Asimismo, actos de corrupción en las Fuerzas Armadas, Carabineros y la PDI han dañado muy profundamente la confianza de la ciudadanía hacia el Estado. De igual modo, el descubrimiento de la manipulación de pruebas o la práctica de incitaciones por efectivos policiales encubiertos a quemar o asaltar para culpar a personas inocentes durante el estallido social o en otras ocasiones, como el caso de la llamada Operación Huracán, son otro golpe durísimo a la seriedad y responsabilidad con que deben actuar las policías frente al país.
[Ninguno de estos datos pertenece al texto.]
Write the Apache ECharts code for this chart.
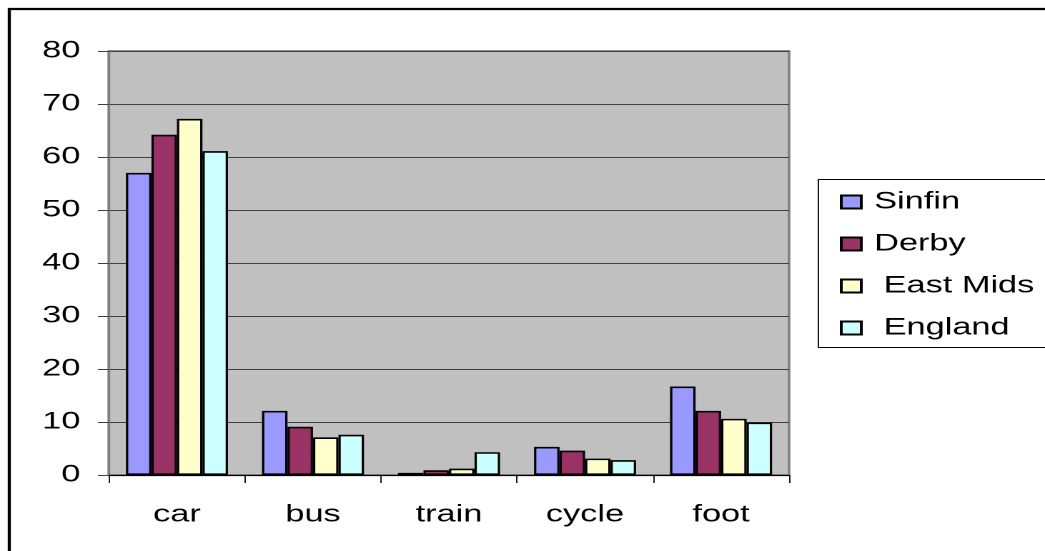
<!DOCTYPE html>
<html>
<head>
<meta charset="utf-8">
<script src="https://cdn.jsdelivr.net/npm/echarts@6/dist/echarts.min.js"></script>
<style>
  html, body { margin: 0; padding: 0; background: #fff; overflow: hidden; }
  #wrap { width: 1045px; height: 551px; overflow: hidden; }
  /* the chart is laid out narrower and widened, giving the broad lettering */
  #chart { width: 731px; height: 551px; transform: scaleX(1.4295); transform-origin: 0 0; }
</style>
</head>
<body>
<div id="wrap"><div id="chart"></div></div>
<script>
// Travel mode shares (%) by area
const categories = ['car', 'bus', 'train', 'cycle', 'foot'];
const sinfin   = [57.0, 12.1, 0.4, 5.3, 16.7];
const derby    = [64.2, 9.1, 0.9, 4.6, 12.1];
const eastMids = [67.2, 7.1, 1.2, 3.1, 10.6];
const england  = [61.1, 7.6, 4.3, 2.8, 9.9];
const seriesNames = ['Sinfin', 'Derby', ' East Mids', ' England'];
const seriesColors = ['#9999FF', '#993366', '#FFFFCC', '#CCFFFF'];
const yTicks = { min: 0, max: 80, interval: 10 };

const font = '"Liberation Sans", Arial, sans-serif';
const chart = echarts.init(document.getElementById('chart'), null, { renderer: 'canvas', devicePixelRatio: 2 });

const dataSets = [sinfin, derby, eastMids, england];
const series = dataSets.map((d, i) => ({
  name: seriesNames[i],
  type: 'bar',
  data: d,
  barGap: '0%',
  barCategoryGap: '25%',
  itemStyle: { color: seriesColors[i], borderColor: '#000', borderWidth: 1.6 },
  emphasis: { disabled: true }
}));

chart.setOption({
  animation: false,
  textStyle: { fontFamily: font },
  graphic: [
    { type: 'rect', shape: { x: 6.5, y: 9, width: 900, height: 600 },
      style: { fill: 'none', stroke: '#000', lineWidth: 2.2 }, z: 10 },
    { type: 'rect', shape: { x: 572.5, y: 179.5, width: 300, height: 168 },
      style: { fill: '#fff', stroke: '#000', lineWidth: 0.9 }, z: 0 }
  ],
  grid: {
    left: 76.2, top: 51, width: 475.8, height: 424,
    show: true, backgroundColor: '#C0C0C0', borderColor: '#808080', borderWidth: 1.8
  },
  legend: {
    orient: 'vertical',
    left: 582.5, top: 185,
    itemWidth: 14, itemHeight: 13,
    itemGap: 18,
    icon: 'rect',
    selectedMode: false,
    textStyle: { fontSize: 24, color: '#000', fontFamily: font, lineHeight: 24, padding: [0, 0, 0, 4] },
    z: 5
  },
  xAxis: {
    type: 'category',
    data: categories,
    boundaryGap: true,
    axisLine: { lineStyle: { color: '#000', width: 1.2 } },
    axisTick: { show: true, length: 8, inside: false, lineStyle: { color: '#000', width: 0.9 } },
    axisLabel: { fontSize: 24, color: '#000', margin: 28, fontFamily: font },
    splitLine: { show: false }
  },
  yAxis: {
    type: 'value',
    min: yTicks.min, max: yTicks.max, interval: yTicks.interval,
    axisLine: { show: true, lineStyle: { color: '#808080', width: 1.5 } },
    axisTick: { show: true, length: 7.7, lineStyle: { color: '#404040' } },
    axisLabel: { fontSize: 24, color: '#000', margin: 20, fontFamily: font },
    splitLine: { show: true, lineStyle: { color: '#404040', width: 1 } }
  },
  series: series
});
</script>
</body>
</html>
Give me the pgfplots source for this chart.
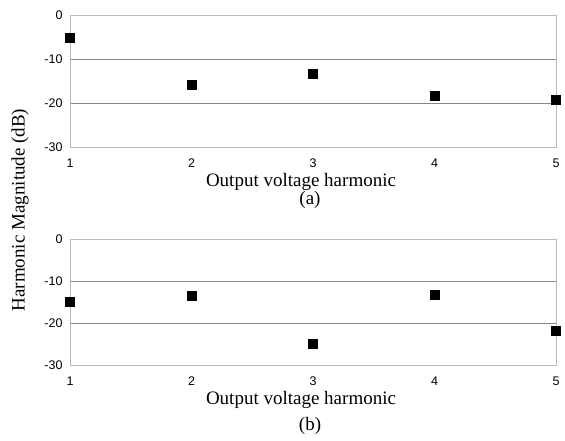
\documentclass[border=0pt]{standalone}
\usepackage{pgfplots}
\pgfplotsset{compat=1.18}
\usepackage{fontspec}
\setmainfont{Liberation Serif}
\newfontfamily\arial{Liberation Sans}

\pgfplotstableread{
h mag
1 -5.2
2 -15.9
3 -13.4
4 -18.3
5 -19.2
}\harmA

\pgfplotstableread{
h mag
1 -14.9
2 -13.5
3 -24.9
4 -13.2
5 -21.8
}\harmB

\pgfplotsset{
  harm/.style={
    scale only axis,
    width=486pt,
    anchor=north west,
    xmin=1, xmax=5,
    ymin=-30, ymax=0,
    xtick={1,2,3,4,5},
    ytick={-30,-20,-10,0},
    major tick length=0pt,
    axis line style={draw=gray!55, line width=0.9pt},
    ymajorgrids,
    major grid style={draw=gray!95, line width=0.9pt},
    tick label style={font=\arial\fontsize{12.5}{13}\selectfont},
    /pgf/number format/assume math mode=true,
    xticklabel style={yshift=-8pt},
    yticklabel style={xshift=-4pt},
    clip=false,
  },
  harmpts/.style={only marks, mark=square*, mark size=4.5pt, black},
}

\begin{document}
\begin{tikzpicture}
\path (0pt,0pt) rectangle (565pt,-441pt);

% (a)
\begin{axis}[harm, height=132pt, at={(70pt,-15pt)}]
\addplot[harmpts] table[x=h, y=mag] {\harmA};
\end{axis}

% (b)
\begin{axis}[harm, height=126pt, at={(70pt,-239pt)}]
\addplot[harmpts] table[x=h, y=mag] {\harmB};
\end{axis}

\begin{scope}[every node/.style={font=\fontsize{19}{19}\selectfont}]
\node at (301pt,-182pt) {Output voltage harmonic};
\node at (310pt,-200pt) {(a)};
\node at (301pt,-400pt) {Output voltage harmonic};
\node at (310pt,-426pt) {(b)};
\node[rotate=90] at (20pt,-210pt) {Harmonic Magnitude (dB)};
\end{scope}
\end{tikzpicture}
\end{document}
El balance es muy preocupante, grupos y acciones delincuenciales se llevan a cabo en el territorio nacional porque crecen las conductas que desprecian completamente a las personas o los efectos que determinados hechos tienen para la comunidad en su conjunto. Los delincuentes actúan, disparan y matan sin importarles el dolor que producen y el Estado se ve impotente ante la violencia homicida de los grupos mafiosos.
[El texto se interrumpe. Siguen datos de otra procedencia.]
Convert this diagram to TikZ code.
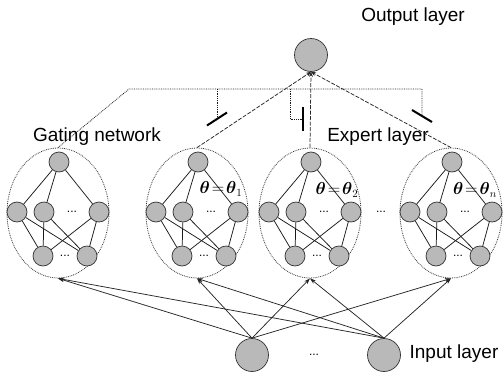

Así, proliferan los delitos, desde bandas que no reparan en alentar la migración de personas que ponen en grave riesgo su vida para cruzar pasos no habilitados, hasta grupos delincuenciales que roban los cables eléctricos de ferrocarriles haciendo imposible su funcionamiento en condiciones de seguridad y normalidad. En el ámbito sanitario hay quienes hacen caso omiso de las medidas preventivas y/o falsifican datos y antecedentes. También el fenómeno del narcotráfico aumenta en volumen y cuantía, causando enorme daño a la población.

Así no se puede seguir. Hay que reponer el espíritu de vida en comunidad. En tal sentido, el rol de las organizaciones sociales es fundamental para unir y fortalecer la comunidad nacional. No se puede vivir sin sentido colectivo. La ley de la selva conduce al fracaso a la nación chilena.

Por eso, pasa a ser gigantesca la dimensión de las tareas del nuevo gobierno y del sistema político en su conjunto, el desafío va mucho más allá de una gestión meramente tecnocrática o administrativa, su alcance es vital para rehacer un sentido nacional que dignifique el país, para lo cual debe contar con un amplio respaldo mayoritario que le permita responder a las esperanzas que esperan una gestión trascendente y transformadora. No hay espacio para la indiferencia.